When you come to work for a rest...

It's been a busy weekend. I wouldn't change a scrap of it, but it has all been a bit rushed. I managed to do at least some of the week-in, week-out sensible jobs, like grocery shopping and clothes-washing. I made a disgracefully good risotto, and an even more disgraceful chocolate & chestnut mousse. I had lunch with my mother and went to an exhibition at the Royal Academy - an odd yoking of cool, formal, very-knotted-up Eric Gills, powerful early Epsteins, and a roomfull of stunning pieces by Henri Gaudier-Brzeska. Then on Sunday I passed several blissful hours standing drawing musicians at "re:Rite" - I'll probably never again get the chance to draw members of an orchestra that close up, and I intend to make the most of it, so I'll probably go back at least once. Then I went to a live concert to follow up the weird filmed and played-in-a-warehouse one ("re:Rite" is really rather peculiar altogether; more of that in a moment), and finally crept home, via my local indian takeaway, because I was too knackered to think, let alone cook. And I like their Saag Paneer.
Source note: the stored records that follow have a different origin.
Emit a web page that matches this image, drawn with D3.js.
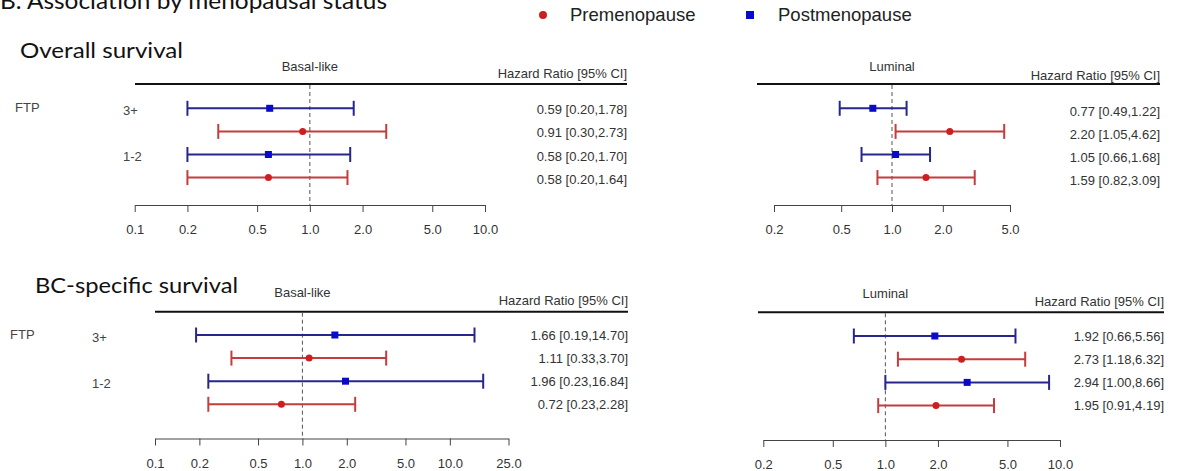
<!DOCTYPE html>
<html>
<head>
<meta charset="utf-8">
<script src="https://cdn.jsdelivr.net/npm/d3@7"></script>
<style>
  body { margin: 0; background: #fff; }
  svg text { font-family: "Liberation Sans", Arial, sans-serif; }
  .big { font-family: Lato, "Open Sans", sans-serif !important; fill: #111; }
</style>
</head>
<body>
<svg width="1192" height="471"></svg>
<script>
// rows top to bottom: 3+ post, 3+ pre, 1-2 post, 1-2 pre
const rowSeries = ['Postmenopause', 'Premenopause', 'Postmenopause', 'Premenopause'];
const groupLabels = ['3+', '1-2'];
const legendLabels = ['Premenopause', 'Postmenopause'];

const osBasalHR = [0.59, 0.91, 0.58, 0.58];
const osBasalLower = [0.20, 0.30, 0.20, 0.20];
const osBasalUpper = [1.78, 2.73, 1.70, 1.64];
const osBasalTicks = [0.1, 0.2, 0.5, 1.0, 2.0, 5.0, 10.0];

const osLumHR = [0.77, 2.20, 1.05, 1.59];
const osLumLower = [0.49, 1.05, 0.66, 0.82];
const osLumUpper = [1.22, 4.62, 1.68, 3.09];
const osLumTicks = [0.2, 0.5, 1.0, 2.0, 5.0];

const bcBasalHR = [1.66, 1.11, 1.96, 0.72];
const bcBasalLower = [0.19, 0.33, 0.23, 0.23];
const bcBasalUpper = [14.70, 3.70, 16.84, 2.28];
const bcBasalTicks = [0.1, 0.2, 0.5, 1.0, 2.0, 5.0, 10.0, 25.0];

const bcLumHR = [1.92, 2.73, 2.94, 1.95];
const bcLumLower = [0.66, 1.18, 1.00, 0.91];
const bcLumUpper = [5.56, 6.32, 8.66, 4.19];
const bcLumTicks = [0.2, 0.5, 1.0, 2.0, 5.0, 10.0];

const svg = d3.select('svg');
const fmt2 = d3.format('.2f');
const fmt1 = d3.format('.1f');

const lineColor = { Premenopause: '#c43c3c', Postmenopause: '#26268c' };
const markColor = { Premenopause: '#cc1f1f', Postmenopause: '#0a0acc' };

// titles (the top one is cut off by the picture edge, as in the original)
svg.append('text').attr('class', 'big').attr('x', 0).attr('y', 9)
    .style('font-size', '23px')
    .attr('textLength', 387).attr('lengthAdjust', 'spacingAndGlyphs')
    .text('B. Association by menopausal status');
svg.append('text').attr('class', 'big').attr('x', 20).attr('y', 58)
    .style('font-size', '21px')
    .attr('textLength', 163).attr('lengthAdjust', 'spacingAndGlyphs')
    .text('Overall survival');
svg.append('text').attr('class', 'big').attr('x', 35).attr('y', 293)
    .style('font-size', '21px')
    .attr('textLength', 203).attr('lengthAdjust', 'spacingAndGlyphs')
    .text('BC-specific survival');

// legend
const legend = svg.append('g');
legend.append('circle').attr('cx', 543).attr('cy', 15).attr('r', 4).attr('fill', markColor.Premenopause);
legend.append('rect').attr('x', 746).attr('y', 11).attr('width', 8).attr('height', 8).attr('fill', markColor.Postmenopause);
legend.selectAll('text.leg')
    .data(legendLabels)
    .enter().append('text')
    .attr('x', (d, i) => i === 0 ? 570 : 778)
    .attr('y', 15)
    .attr('dy', '0.35em')
    .style('font-size', '18.5px')
    .attr('fill', '#222')
    .text(d => d);

const panels = [
    { name: 'Basal-like', hr: osBasalHR, lo: osBasalLower, hi: osBasalUpper, ticks: osBasalTicks,
      x0: 134.7, x1: 485, headX0: 135, right: 627, headY: 84, axisY: 205, rowY: 108.3, step: 23.1,
      titleY: 66.5, hrLabY: 73, valY: 1.5, labels: true, ftpX: 15, grpX: 123 },
    { name: 'Luminal', hr: osLumHR, lo: osLumLower, hi: osLumUpper, ticks: osLumTicks,
      x0: 774, x1: 1010, headX0: 757, right: 1160, headY: 84, axisY: 205, rowY: 108.3, step: 23.1,
      titleY: 66, hrLabY: 75, valY: 3, labels: false },
    { name: 'Basal-like', hr: bcBasalHR, lo: bcBasalLower, hi: bcBasalUpper, ticks: bcBasalTicks,
      x0: 155, x1: 508.5, headX0: 155, right: 628, headY: 311.7, axisY: 438.5, rowY: 335, step: 23.1,
      titleY: 292, hrLabY: 300, valY: 0, labels: true, ftpX: 10, grpX: 92 },
    { name: 'Luminal', hr: bcLumHR, lo: bcLumLower, hi: bcLumUpper, ticks: bcLumTicks,
      x0: 763.3, x1: 1060, headX0: 758, right: 1164, headY: 312.3, axisY: 440, rowY: 336, step: 23.2,
      titleY: 293, hrLabY: 301, valY: 0, labels: false }
];

panels.forEach(p => {
    const g = svg.append('g');
    const x = d3.scaleLog()
        .domain([p.ticks[0], p.ticks[p.ticks.length - 1]])
        .range([p.x0, p.x1]);
    const y = d3.scaleLinear()
        .domain([0, 1])
        .range([p.rowY, p.rowY + p.step]);

    // header
    g.append('line')
        .attr('x1', p.headX0).attr('x2', p.right)
        .attr('y1', p.headY).attr('y2', p.headY)
        .attr('stroke', '#111').attr('stroke-width', 2);
    g.append('text')
        .attr('x', x(1)).attr('y', p.titleY).attr('dy', '0.35em')
        .attr('text-anchor', 'middle')
        .style('font-size', '13px').attr('fill', '#333')
        .text(p.name);
    g.append('text')
        .attr('x', p.right).attr('y', p.hrLabY).attr('dy', '0.35em')
        .attr('text-anchor', 'end')
        .style('font-size', '13px').attr('fill', '#333')
        .text('Hazard Ratio [95% CI]');

    // reference line at HR = 1
    g.append('line')
        .attr('x1', x(1)).attr('x2', x(1))
        .attr('y1', p.headY + 1).attr('y2', p.axisY)
        .attr('stroke', '#555').attr('stroke-width', 1)
        .attr('stroke-dasharray', '4,3');

    // axis
    const axisG = g.append('g')
        .attr('transform', `translate(0, ${p.axisY})`)
        .call(d3.axisBottom(x)
            .tickValues(p.ticks)
            .tickFormat(fmt1)
            .tickSize(7)
            .tickSizeOuter(0)
            .tickPadding(13));
    axisG.select('.domain').attr('stroke', '#444');
    axisG.selectAll('.tick line').attr('stroke', '#444');
    axisG.selectAll('.tick text')
        .style('font-size', '13px')
        .style('font-family', '"Liberation Sans", Arial, sans-serif')
        .attr('fill', '#333');

    const rows = p.hr.map((v, i) => ({ hr: v, lo: p.lo[i], hi: p.hi[i], s: rowSeries[i], i }));

    const rg = g.selectAll('g.row')
        .data(rows)
        .enter().append('g')
        .attr('class', 'row');

    rg.append('line')
        .attr('x1', d => x(d.lo)).attr('x2', d => x(d.hi))
        .attr('y1', d => y(d.i)).attr('y2', d => y(d.i))
        .attr('stroke', d => lineColor[d.s]).attr('stroke-width', 2);
    ['lo', 'hi'].forEach(k => {
        rg.append('line')
            .attr('x1', d => x(d[k])).attr('x2', d => x(d[k]))
            .attr('y1', d => y(d.i) - 7.5).attr('y2', d => y(d.i) + 7.5)
            .attr('stroke', d => lineColor[d.s]).attr('stroke-width', 2);
    });
    rg.filter(d => d.s === 'Premenopause').append('circle')
        .attr('cx', d => x(d.hr)).attr('cy', d => y(d.i)).attr('r', 3.5)
        .attr('fill', d => markColor[d.s]);
    rg.filter(d => d.s === 'Postmenopause').append('rect')
        .attr('x', d => x(d.hr) - 3.5).attr('y', d => y(d.i) - 3.5)
        .attr('width', 7).attr('height', 7)
        .attr('fill', d => markColor[d.s]);

    rg.append('text')
        .attr('x', p.right).attr('y', d => y(d.i) + p.valY).attr('dy', '0.35em')
        .attr('text-anchor', 'end')
        .style('font-size', '13px').attr('fill', '#333')
        .text(d => `${fmt2(d.hr)} [${fmt2(d.lo)},${fmt2(d.hi)}]`);

    if (p.labels) {
        g.append('text')
            .attr('x', p.ftpX).attr('y', y(0) - 1).attr('dy', '0.35em')
            .style('font-size', '13px').attr('fill', '#444')
            .text('FTP');
        g.selectAll('text.grp')
            .data(groupLabels)
            .enter().append('text')
            .attr('x', p.grpX)
            .attr('y', (d, i) => y(i * 2) + 2)
            .attr('dy', '0.35em')
            .style('font-size', '13px').attr('fill', '#444')
            .text(d => d);
    }
});
</script>
</body>
</html>
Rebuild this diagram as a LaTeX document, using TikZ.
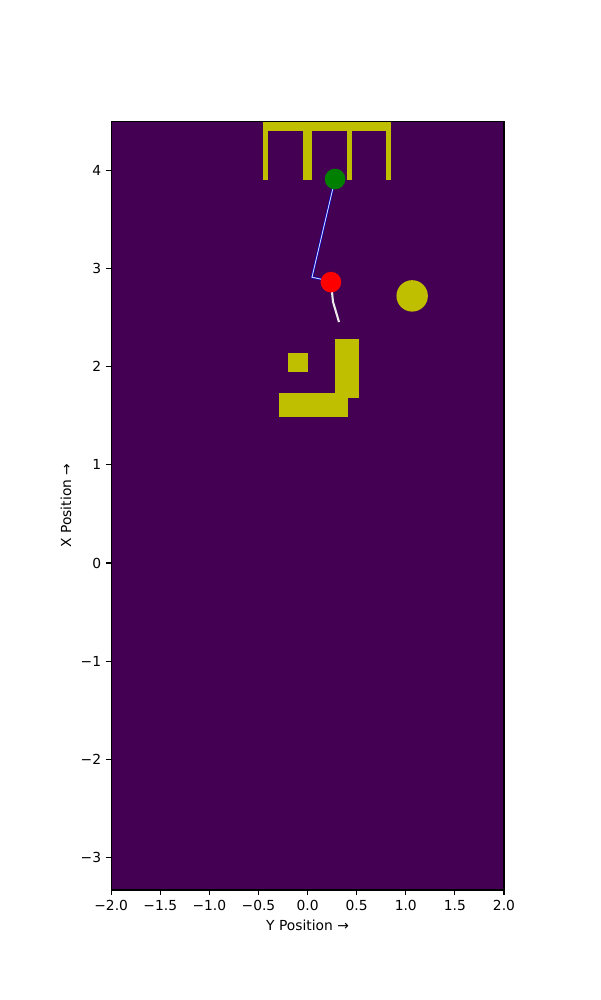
\documentclass[tikz,border=0pt]{standalone}
\usepackage{fontspec}
\setmainfont{DejaVu Sans}
\definecolor{mapbg}{HTML}{440154}
\definecolor{obst}{rgb}{0.75,0.75,0}
\definecolor{startc}{HTML}{008000}
\tikzset{
  obstacle/.style={fill=obst},
  tick/.style={line width=0.8pt},
  ticklab/.style={inner sep=0pt}
}
\begin{document}
\begin{tikzpicture}[x=2.494cm,y=2.494cm,font=\fontsize{10}{12}\selectfont]
\useasboundingbox (-3.132,-4.450) rectangle (2.978,5.733);
\fill[mapbg] (-2,-3.33) rectangle (2,4.5);

% obstacles
\fill[obstacle] (-0.45,4.4) rectangle (0.85,4.5);
\foreach \a/\b in {-0.45/-0.40,-0.05/0.045,0.40/0.45,0.80/0.85}
  \fill[obstacle] (\a,3.9) rectangle (\b,4.4);
\fill[obstacle] (-0.2,1.94) rectangle (0,2.14);
\fill[obstacle] (0.28,1.68) rectangle (0.52,2.28);
\fill[obstacle] (-0.29,1.49) rectangle (0.41,1.73);
\fill[obstacle] (1.065,2.72) circle (0.16);

% robot path
\coordinate (goal) at (0.28,3.91);
\coordinate (robot) at (0.238,2.86);
\coordinate (p1) at (0.045,2.91);
\coordinate (p2) at (0.136,2.89);
\coordinate (q1) at (0.259,2.66);
\coordinate (q2) at (0.32,2.454);
\draw[blue!70!black, double=blue!20!white, double distance=0.7pt, line width=0.5pt] (goal) -- (p1) -- (p2) -- (robot);
\draw[white!85!gray, line width=1.5pt] (robot) -- (q1) -- (q2);
\fill[startc] (goal) circle (0.105);
\fill[red] (robot) circle (0.105);

% axes
\draw[line width=0.8pt] (-2,-3.33) rectangle (2,4.5);
\foreach \x/\lab in {-2/−2.0,-1.5/−1.5,-1/−1.0,-0.5/−0.5,0/0.0,0.5/0.5,1/1.0,1.5/1.5,2/2.0}
{
  \draw[tick] (\x,-3.33) -- (\x,-3.38);
  \node[ticklab, below] (xt\x) at (\x,-3.43) {\lab};
}
\foreach \y/\lab in {-3/−3,-2/−2,-1/−1,0/0,1/1,2/2,3/3,4/4}
{
  \draw[tick] (-2,\y) -- (-2.05,\y);
  \node[ticklab, left] (yt\y) at (-2.1,\y) {\lab};
}
\node (xlab) at (0,-3.69) {Y Position →};
\node[rotate=90] (ylab) at (-2.46,0.585) {X Position →};
\end{tikzpicture}
\end{document}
The live concert was lovely, luckily. I was concerned that I would have wired my brain to modernism at "re:Rite", which is, as the name suggests, a performance of "The Rite of Spring". This is one of my all-time favourite pieces of music, and that is a good thing, since if I am going to spend a lot of time at it, drawing, I'll be hearing the piece several times over. I got about two and a half rounds of it yesterday, and didn't stop thinking it brilliant.

But I did worry, as I dashed, wolfing a small sandwich, back down the South Bank to the Festival Hall, that Tchaikovsky and Rachmaninov and Sibelius were going to sound a tad, well, conventional, in comparison with the Total Immersion Stravinsky Experience I had just had. The Tchaikovsky "Voyevoda" overture, to be frank, did (& I may now have added insult to injury by spelling it wrong); loud and jolly. Then Nikolai Lugansky came on and played Rachmaninov (piano concerto no.3) and blew me away; it was as though my brain had hopped across a bridge and come into a perfect place for this. Utter lush romantic passion, manly romantic passion that is, not sugary gambolly stuff in the manner of Hollywood. Mr Lugansky was wonderful - and he is delightfully ornamental (his picture in the brochure is very unflattering - he turns out to be about 6 foot four and fair, with a long nose and ravishing hands >sigh<). If he had been feeding me champagne and christmas cake on the side (between cadenzas!) I could hardly have been happier. And the Sibelius (no.2) went down a treat. The last time I heard this, it was played (with brio but a distinct feeling of "oh christ we are out of our depth now") by the amateur orchestra my stepmum and baby bro play in, so it sounded rather more clear and polished here in the hands of the Philharmonia. On whom, I have to admit, I am developing something of a collective crush...

It was a good curry, too.

All in all a great weekend; but I am tired, and a steady day answering silly emails seems restful in comparison. Tonight I am off to a performance of bluegrass banjo music. Ickle Miss Eclecticism, that's me.